Alison Milne, his property consultant, says: “You’d be lucky to rent a one-bed flat for £500 a month. A new two-bedroom flat costs £180,000.” As for period flats, she recently oversaw the sale of a two-bedroom, ground-floor apartment in an Edwardian granite end-of-terrace in the west end. With high ceilings, pitch pine shutters and Minton tiles, it hit the market at offers over £230,000 and sold for £311,000.

Fraser says the ready base of oil executives, being well-paid tenants on short-term contracts, can yield the investor a 7 per cent return. The student market offers 5 to 6 per cent.

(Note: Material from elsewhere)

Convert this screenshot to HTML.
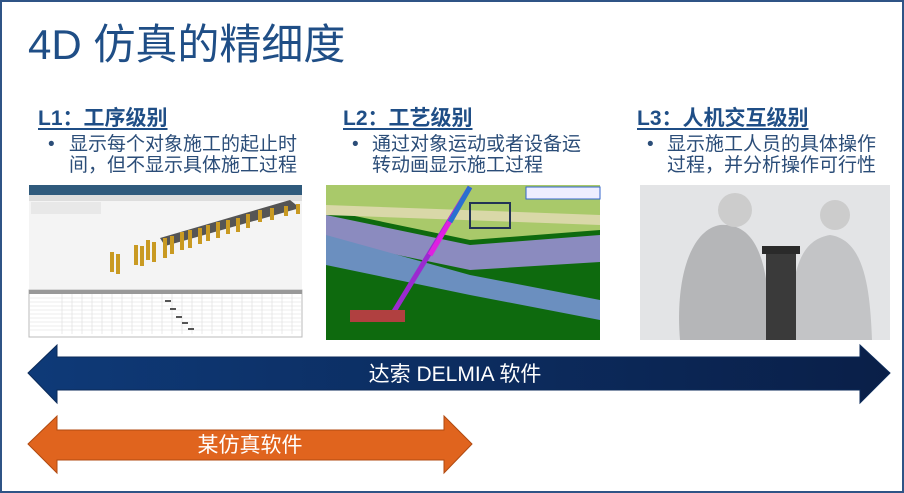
<!DOCTYPE html>
<html><head><meta charset="utf-8"><style>
body{margin:0;width:904px;height:493px;overflow:hidden;background:#fff;position:relative;font-family:"Liberation Sans","Noto Sans CJK SC",sans-serif}
.frame{position:absolute;left:0;top:0;width:900px;height:489px;border:2px solid #2f5486}
.t{position:absolute;white-space:nowrap}
.h{font-size:21px;color:#1f4e86;text-decoration:underline;text-underline-offset:3px;font-weight:bold}
.b{font-size:19px;color:#2b4d78;line-height:21px}
</style></head><body>
<div class="frame"></div>
<div class="t" style="left:28px;top:19px;font-size:42px;color:#1f4e86;line-height:52px">4D 仿真的精细度</div>

<div class="t h" style="left:38px;top:102px">L1：工序级别</div>
<div class="t b" style="left:48px;top:134px">•</div>
<div class="t b" style="left:69px;top:134px">显示每个对象施工的起止时<br>间，但不显示具体施工过程</div>

<div class="t h" style="left:343px;top:102px">L2：工艺级别</div>
<div class="t b" style="left:352px;top:134px">•</div>
<div class="t b" style="left:372px;top:134px">通过对象运动或者设备运<br>转动画显示施工过程</div>

<div class="t h" style="left:637px;top:102px">L3：人机交互级别</div>
<div class="t b" style="left:647px;top:134px">•</div>
<div class="t b" style="left:667px;top:134px">显示施工人员的具体操作<br>过程，并分析操作可行性</div>

<svg width="904" height="493" style="position:absolute;left:0;top:0">
<defs>
<linearGradient id="bg" x1="0" x2="1"><stop offset="0" stop-color="#0e3a78"/><stop offset="1" stop-color="#0a1f48"/></linearGradient>
</defs>
<rect x="29" y="185" width="273" height="152" fill="#f4f4f4"/>
<rect x="29" y="185" width="273" height="10" fill="#2f5a7c"/>
<rect x="29" y="195" width="273" height="6" fill="#ddd"/>
<rect x="31" y="202" width="70" height="12" fill="#e8e8e8"/>
<polygon points="160,238 290,200 300,208 165,246" fill="#555"/>
<g fill="#c99a22">
<rect x="110" y="252" width="4" height="20"/><rect x="116" y="254" width="4" height="20"/>
<rect x="134" y="245" width="4" height="20"/><rect x="140" y="246" width="4" height="20"/>
<rect x="146" y="240" width="4" height="20"/><rect x="152" y="242" width="4" height="20"/>
<rect x="163" y="238" width="4" height="20"/><rect x="170" y="236" width="4" height="18"/>
<rect x="180" y="232" width="4" height="18"/><rect x="188" y="230" width="4" height="18"/>
<rect x="198" y="228" width="4" height="16"/><rect x="206" y="225" width="4" height="16"/>
<rect x="216" y="222" width="4" height="16"/><rect x="226" y="220" width="4" height="14"/>
<rect x="236" y="218" width="4" height="14"/><rect x="246" y="214" width="4" height="14"/>
<rect x="258" y="210" width="4" height="12"/><rect x="270" y="208" width="4" height="12"/>
<rect x="284" y="206" width="4" height="10"/><rect x="296" y="204" width="4" height="10"/>
</g>
<rect x="29" y="290" width="273" height="47" fill="#fff" stroke="#bbb"/>
<rect x="29" y="290" width="273" height="4" fill="#999"/>
<g stroke="#ddd" stroke-width="0.6">
<path d="M30 298H301M30 302H301M30 306H301M30 310H301M30 314H301M30 318H301M30 322H301M30 326H301M30 330H301"/>
<path d="M62 294V334M72 294V334M82 294V334M92 294V334M102 294V334M112 294V334M122 294V334M132 294V334M142 294V334M152 294V334M162 294V334M172 294V334M182 294V334M192 294V334M202 294V334M212 294V334M222 294V334M232 294V334M242 294V334M252 294V334M262 294V334M272 294V334M282 294V334M292 294V334"/>
</g>
<g fill="#555"><rect x="165" y="300" width="6" height="2"/><rect x="170" y="308" width="6" height="2"/><rect x="176" y="316" width="6" height="2"/><rect x="182" y="322" width="6" height="2"/><rect x="188" y="328" width="6" height="2"/></g>

<rect x="326" y="185" width="274" height="155" fill="#0e6a0e"/>
<polygon points="326,185 600,185 600,230 470,240 326,210" fill="#a9c96a"/>
<polygon points="326,215 470,245 600,235 600,262 470,270 326,240" fill="#8b8bbf"/>
<polygon points="326,235 470,275 600,300 600,320 470,295 326,265" fill="#6b8fbf"/>
<polygon points="326,205 600,215 600,225 326,215" fill="#d9d8a8"/>
<rect x="526" y="187" width="74" height="12" fill="#eef" stroke="#3366cc"/>
<rect x="470" y="203" width="40" height="25" fill="none" stroke="#235" stroke-width="2"/>
<line x1="393" y1="313" x2="470" y2="187" stroke="#9b2ad0" stroke-width="5"/>
<line x1="430" y1="255" x2="470" y2="187" stroke="#e020e0" stroke-width="5"/>
<line x1="450" y1="222" x2="470" y2="187" stroke="#2a70d0" stroke-width="5"/>
<rect x="350" y="310" width="55" height="12" fill="#b04040"/>

<rect x="640" y="185" width="250" height="155" fill="#e3e4e6"/>
<path d="M680 340 C675 280 690 230 720 225 C760 222 770 270 770 340Z" fill="#b5b6b8"/>
<circle cx="735" cy="210" r="17" fill="#ccc"/>
<path d="M790 340 C790 270 800 240 830 235 C865 240 870 290 872 340Z" fill="#c3c4c6"/>
<circle cx="835" cy="215" r="15" fill="#ccc"/>
<rect x="766" y="250" width="30" height="90" fill="#3a3a3a"/>
<rect x="762" y="246" width="38" height="8" fill="#2a2a2a"/>

<polygon points="28,373 57,345 57,357 860,357 860,345 890,373 860,403 860,390 57,390 57,403" fill="url(#bg)" stroke="#0b2a58"/>
<text x="455" y="381" fill="#fff" font-size="21" text-anchor="middle" font-family="Liberation Sans, Noto Sans CJK SC, sans-serif">达索 DELMIA 软件</text>
<polygon points="28,444 57,416 57,430 444,430 444,416 472,444 444,473 444,460 57,460 57,473" fill="#e0641e" stroke="#b04a10"/>
<text x="250" y="452" fill="#fff" font-size="21" text-anchor="middle" font-family="Liberation Sans, Noto Sans CJK SC, sans-serif">某仿真软件</text>
</svg>
</body></html>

Even the lower end of the city’s market – with granite-built public housing – is a cut above most. A one-bedroom flat at offers over £89,000 is likely to fetch 45 per cent over the asking price. Prices in the cobbled, square half-mile of Old Aberdeen surrounding King’s College are depressed by the proximity of sprawling, more modern low-income estates. Nevertheless, a four-bedroom Georgian granite terrace was advertised recently at offers over £185,000 and sold a week later for £276,400.

Says Alex Hutcheon, founding partner of Hutcheon Rattray: “Prices are rising not month by month but week by week. And the current pricing structure doesn’t reflect the prices actually being achieved. The asking prices are historic but if you moved them up you simply wouldn’t get the viewings or, therefore, the competition at closing”.

The most prestigious areas are all west: the West End itself, Cults, Bieldside and Banchory, a small town on the Dee a half-hour drive away.

Typical of Hutcheon’s sales and exemplifying his comment is a five-bedroom, semi-detached Victorian granite house in the west end, featuring stained glass windows, garden and garage that recently went on the market at offers over £475,000 but sold for £691,222.

Banish the stereotype of a dour Aberdeen. The rain washes the granite and it sparkles in the sunshine like a city set with precious stones. Which, in a way, is what it is.